An eloquent speaker and engaging storyteller, Campbell spoke to a crowd of about 150 people at the Canadian Museum for Human Rights Wednesday as part of the province’s celebration of the 100th anniversary of women winning the right to vote and hold public office in Manitoba, the first province in Canada to do so.

Hon. Kim Campbell at the Museum For Human Rights Wednesday evening.


Hon. Kim Campbell at the Museum For Human Rights Wednesday evening.

Campbell said the value of what happened in Manitoba 100 years ago, on Jan. 28, 1916, continues to resonate today.

"It wasn’t a revolution, it was a gradual change of how we understand the role that women can and must play in society," said Campbell, who was Canada’s first female prime minister and remains the only woman to have held the nation’s highest elected office.

She served from June 25 to Nov. 4, 1993.

Nellie McClung


Nellie McClung

"One hundred years ago, when the Manitoba legislature empowered women in this province to vote and participate in government, they took a very important step in beginning to create the social changes that have resulted in the opportunities that we have today."

Campbell, also Canada’s first female justice minister, referred to research and positions of major international corporations that have shown "the presence of women in senior management improves corporate performance."

"As women have become participants, they have become players and they have changed the agenda and they have also demonstrated their efficacy," Campbell said.

She gave the example of the Ontario Securities Commission, which she said has come out with a "comply or explain" directive to Ontario registered companies to put women on their boards of directors.

But Campbell didn’t try to gloss over the fact that women still have barriers to break down: in traditionally male-dominated professions, and in countries where women "are still considered property."

"Over the years, there’s been a lot of struggle and there are a lot of issues to resolve.

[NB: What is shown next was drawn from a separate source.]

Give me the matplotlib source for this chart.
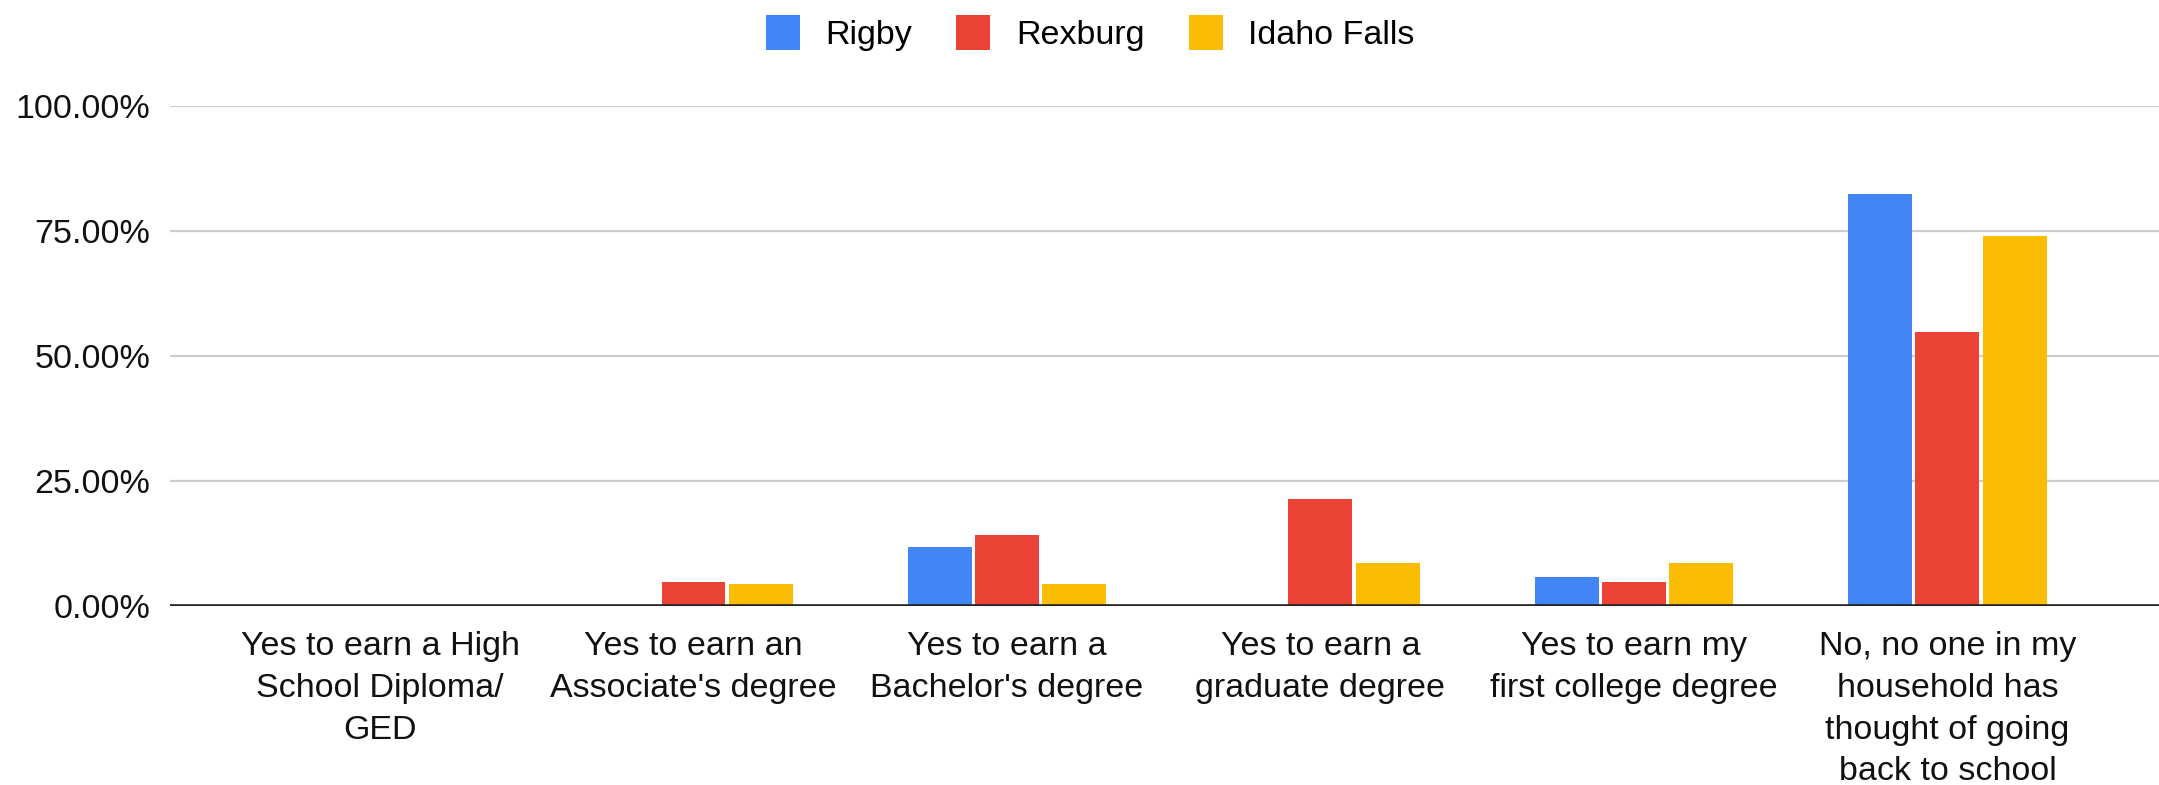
import matplotlib.pyplot as plt
import numpy as np
from matplotlib.ticker import PercentFormatter

plt.rcParams['font.family'] = ['Liberation Sans', 'DejaVu Sans']

# Data (fractions)
categories = ["Yes to earn a High\nSchool Diploma/\nGED",
              "Yes to earn an\nAssociate's degree",
              "Yes to earn a\nBachelor's degree",
              "Yes to earn a\ngraduate degree",
              "Yes to earn my\nfirst college degree",
              "No, no one in my\nhousehold has\nthought of going\nback to school"]
rigby = [0.0, 0.0, 0.1176, 0.0, 0.0588, 0.8235]
rexburg = [0.0, 0.0476, 0.1429, 0.2143, 0.0476, 0.5476]
idaho_falls = [0.0, 0.0435, 0.0435, 0.0870, 0.0870, 0.7391]
series = ['Rigby', 'Rexburg', 'Idaho Falls']
colors = ['#4285F4', '#EA4335', '#FBBC04']

fig = plt.figure(figsize=(21.59, 7.85), dpi=100)
ax = fig.add_axes([170 / 2159, 179 / 785, 1989 / 2159, 500 / 785])

x = np.arange(len(categories))
step = 0.215
width = 0.204
for i, (vals, name, c) in enumerate(zip([rigby, rexburg, idaho_falls], series, colors)):
    ax.bar(x + (i - 1) * step, vals, width, color=c, label=name, zorder=3)

ax.set_xlim(-0.67, 5.675)
ax.set_ylim(0, 1.0)
ax.set_yticks([0, 0.25, 0.5, 0.75, 1.0])
ax.yaxis.set_major_formatter(PercentFormatter(1.0, decimals=2))
ax.grid(axis='y', color='#cccccc', linewidth=1.6, zorder=0)
ax.axhline(0, color='#222222', linewidth=2.6, zorder=4)
for s in ax.spines.values():
    s.set_visible(False)

ax.set_xticks(x)
ax.set_xticklabels(categories, fontsize=24.5, linespacing=1.45)
ax.tick_params(axis='x', length=0, pad=18, labelcolor='#111111')
ax.tick_params(axis='y', length=0, pad=14, labelsize=24.5, labelcolor='#111111')

fig.legend(loc='upper center', bbox_to_anchor=(0.505, 0.998), ncol=3, frameon=False,
           fontsize=24.5, handlelength=1.0, handleheight=1.2, handletextpad=0.75,
           columnspacing=1.3, borderaxespad=0.0)

fig.savefig('out.png', dpi=100, facecolor='white')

But because women did struggle and because they insisted on doing what they knew they could do, many hearts were broken," she said. "Not every woman who wanted to make a career in business or who wanted to make a career in a certain profession got an opportunity to do that. But enough did so that their performance has been evaluated and the story is incredibly positive. So for young women today, it’s not that there’s not barriers, there still are. There are male-dominated cultures. But there is no longer any doubt of their ability to do the job. So it’s a different conversation."

Calantha Jensen, a recent University of Winnipeg graduate with a double major in human rights and conflict resolution, said she enjoyed Campbell’s candour.

"I’ve always been very interested in human rights and women’s rights and I feel like she has a lot of in-depth understanding of the issues that women face having held the positions that she has," Jenson, 24, said. She met Campbell personally following the speech.

"I feel like she is a very important spokesperson, given her life experience. I’m so glad I came here and heard what she had to say. A lot of what she said really spoke to me."

Campbell said "there’s much more that we need to do" but it is important to acknowledged that "women have made huge, huge strides."

"They’ve made huge, huge advances in changing that conversation and dispelling the notion that they don’t belong," Campbell said. "As we come to break down those barriers, it helps create a mindset (in male-dominated areas) of less hubris and more willingness to ask questions and willingness to ask, am I making a fair judgment? Or am I making a judgment based on implicit attitudes because I’ve accepted people like that as being part of my environment?"

She took questions from the floor and from social media at the end of her 30-minute speech.